Remember the days when Watford couldn’t keep a clean sheet for love nor money? That was, of course, BR (before Roy). The stats do suggest that United should have blown the Hornets away at Old Trafford but hey, if you don’t take your chances (or put it on an actual plate for Ronaldo) then you don’t win.
Matty Cash scored the all-important opener for Aston Villa against Brighton and then got booked for removing his shirt – nothing to do with the message he revealed, though some common-sense refereeing wouldn’t have gone amiss. Ollie Watkins ended his seven-game drought meaning Stevie G can start looking up the table again rather than down.
Burnley are grinding their way up – a 1-1 draw at Palace courtesy of an own-goal making it a very good week for them, further enhanced by Norwich continuing to look like a team that might struggle to win the Championship next season.
Wolves are wisely opting not to push for Europe – or at least that is the conclusion I am drawing given their lineup against West Ham. Tomas Soucek scored the only goal at the Athletics Stadium to keep the Hammers dreaming of the top four whilst knowing it will probably end up being the Europa League again.

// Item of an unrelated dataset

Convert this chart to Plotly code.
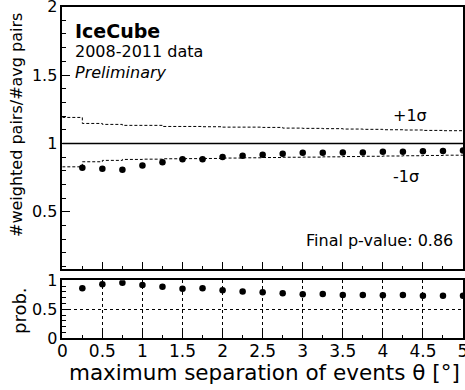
import plotly.graph_objects as go

# ---------------- data ----------------
sep_deg = [0.25, 0.5, 0.75, 1.0, 1.25, 1.5, 1.75, 2.0, 2.25, 2.5,
           2.75, 3.0, 3.25, 3.5, 3.75, 4.0, 4.25, 4.5, 4.75, 5.0]
ratio = [0.822, 0.815, 0.807, 0.839, 0.863, 0.885, 0.885, 0.900, 0.909, 0.917,
         0.924, 0.931, 0.931, 0.934, 0.934, 0.939, 0.939, 0.942, 0.944, 0.949]
prob = [0.862, 0.931, 0.959, 0.919, 0.890, 0.855, 0.862, 0.828, 0.805, 0.793,
        0.776, 0.759, 0.764, 0.747, 0.747, 0.741, 0.747, 0.735, 0.735, 0.735]

band_edges = [0.0, 0.25, 0.5, 0.75, 1.0, 1.25, 1.5, 1.75, 2.0, 2.25, 2.5,
              2.75, 3.0, 3.25, 3.5, 3.75, 4.0, 4.25, 4.5, 4.75, 5.0]
plus_sigma = [1.190, 1.146, 1.139, 1.132, 1.132, 1.124, 1.124, 1.122, 1.119, 1.119,
              1.117, 1.112, 1.110, 1.108, 1.105, 1.103, 1.100, 1.098, 1.095, 1.093]
minus_sigma = [0.829, 0.866, 0.876, 0.883, 0.885, 0.888, 0.889, 0.890, 0.893, 0.895,
               0.897, 0.899, 0.900, 0.902, 0.904, 0.906, 0.908, 0.910, 0.912, 0.914]

ref_level = 1.0
x_tick_vals = [0, 0.5, 1, 1.5, 2, 2.5, 3, 3.5, 4, 4.5, 5]
x_tick_text = ["0", "0.5", "1", "1.5", "2", "2.5", "3", "3.5", "4", "4.5", "5"]
y_top_ticks = [0.5, 1, 1.5, 2]
y_top_text = ["0.5", "1", "1.5", "2"]
y_bot_ticks = [0, 0.5, 1]
y_bot_text = ["0", "0.5", "1"]

# ---------------- figure ----------------
W, H = 465, 390
FONT = "DejaVu Sans"


def px_x(p):
    return p / W


def px_y(p):
    return 1 - p / H


fig = go.Figure()

# sigma bands (step histograms)
for vals in (plus_sigma, minus_sigma):
    fig.add_trace(go.Scatter(
        x=band_edges, y=vals + [vals[-1]], mode="lines", line_shape="hv",
        line=dict(color="black", width=1, dash="3px,2px"),
        xaxis="x", yaxis="y", showlegend=False, hoverinfo="skip"))

# reference line at 1
fig.add_trace(go.Scatter(
    x=[band_edges[0], band_edges[-1]], y=[ref_level, ref_level], mode="lines",
    line=dict(color="black", width=1.5), xaxis="x", yaxis="y",
    showlegend=False, hoverinfo="skip"))

fig.add_trace(go.Scatter(
    x=sep_deg, y=ratio, mode="markers",
    marker=dict(color="black", size=6.5, symbol="circle"),
    xaxis="x", yaxis="y", showlegend=False))

fig.add_trace(go.Scatter(
    x=sep_deg, y=prob, mode="markers",
    marker=dict(color="black", size=6.5, symbol="circle"),
    xaxis="x2", yaxis="y2", showlegend=False))

xdom = [px_x(62.3), px_x(463.0)]
axis_common = dict(showline=True, linecolor="black", linewidth=1.5, mirror=True,
                   ticks="inside", ticklen=8, tickcolor="black", tickwidth=1,
                   zeroline=False, automargin=False, ticklabeloverflow="allow")

fig.update_layout(
    width=W, height=H,
    margin=dict(l=0, r=0, t=0, b=0, autoexpand=False),
    paper_bgcolor="white", plot_bgcolor="white",
    font=dict(family=FONT, color="black"),
    xaxis=dict(domain=xdom, range=[0, 5], anchor="y", showticklabels=False,
               tickvals=x_tick_vals, showgrid=False,
               minor=dict(tickvals=[v + 0.25 for v in x_tick_vals[:-1]],
                          ticklen=4, ticks="inside", tickcolor="black"),
               **axis_common),
    yaxis=dict(domain=[px_y(269.3), px_y(6.6)], range=[0.08, 2.0], anchor="x",
               tickvals=y_top_ticks, ticktext=y_top_text, showgrid=False,
               tickfont=dict(size=16, family=FONT), ticklabelstandoff=0,
               minor=dict(dtick=0.1, tick0=0, ticklen=4, ticks="inside",
                          tickcolor="black"),
               **axis_common),
    xaxis2=dict(domain=xdom, range=[0, 5], anchor="y2",
                tickvals=x_tick_vals, ticktext=x_tick_text,
                tickfont=dict(size=17, family=FONT), ticklabelstandoff=-3,
                showgrid=True, gridcolor="black", griddash="dot", gridwidth=1,
                minor=dict(tickvals=[v + 0.25 for v in x_tick_vals[:-1]],
                           ticklen=4, ticks="inside", tickcolor="black"),
                **axis_common),
    yaxis2=dict(domain=[px_y(338.3), px_y(280.3)], range=[0, 1], anchor="x2",
                tickvals=y_bot_ticks, ticktext=y_bot_text,
                tickfont=dict(size=16, family=FONT), ticklabelstandoff=0,
                showgrid=True, gridcolor="black", griddash="dot", gridwidth=1,
                minor=dict(dtick=0.1, tick0=0, ticklen=4, ticks="inside",
                           tickcolor="black"),
                **axis_common),
)


def ann(text, x, y, size, xanchor="center", angle=0, bold=False, italic=False):
    fig.add_annotation(
        text=text, xref="paper", yref="paper", x=px_x(x), y=px_y(y),
        xanchor=xanchor, yanchor="middle", showarrow=False, textangle=angle,
        font=dict(family=FONT, size=size, color="black",
                  weight="bold" if bold else "normal",
                  style="italic" if italic else "normal"))


ann("IceCube", 73, 31, 19, xanchor="left", bold=True)
ann("2008-2011 data", 73, 52, 16, xanchor="left")
ann("Preliminary", 73, 72, 16, xanchor="left", italic=True)
ann("+1σ", 410, 115, 16)
ann("-1σ", 406, 177, 16)
ann("Final p-value: 0.86", 455, 240, 16, xanchor="right")
ann("#weighted pairs/#avg pairs", 17, 125, 16, angle=-90)
ann("prob.", 19, 311, 18, angle=-90)
ann("maximum separation of events θ [°]", 264, 372, 21.5)

fig.write_html("out.html")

And, in a week where good news has been hard to find, Christian Eriksen came off the Brentford bench in their 2-0 home defeat to Newcastle (who are managing to keep winning despite losing Kieran Trippier). Don’t let the bonhomie around Eriksen’s return distract you from the fact that bar Norwich, Brentford are the worst form team in the Premier League right now and are joining Leeds and Everton in making the relegation dog fight a little more interesting.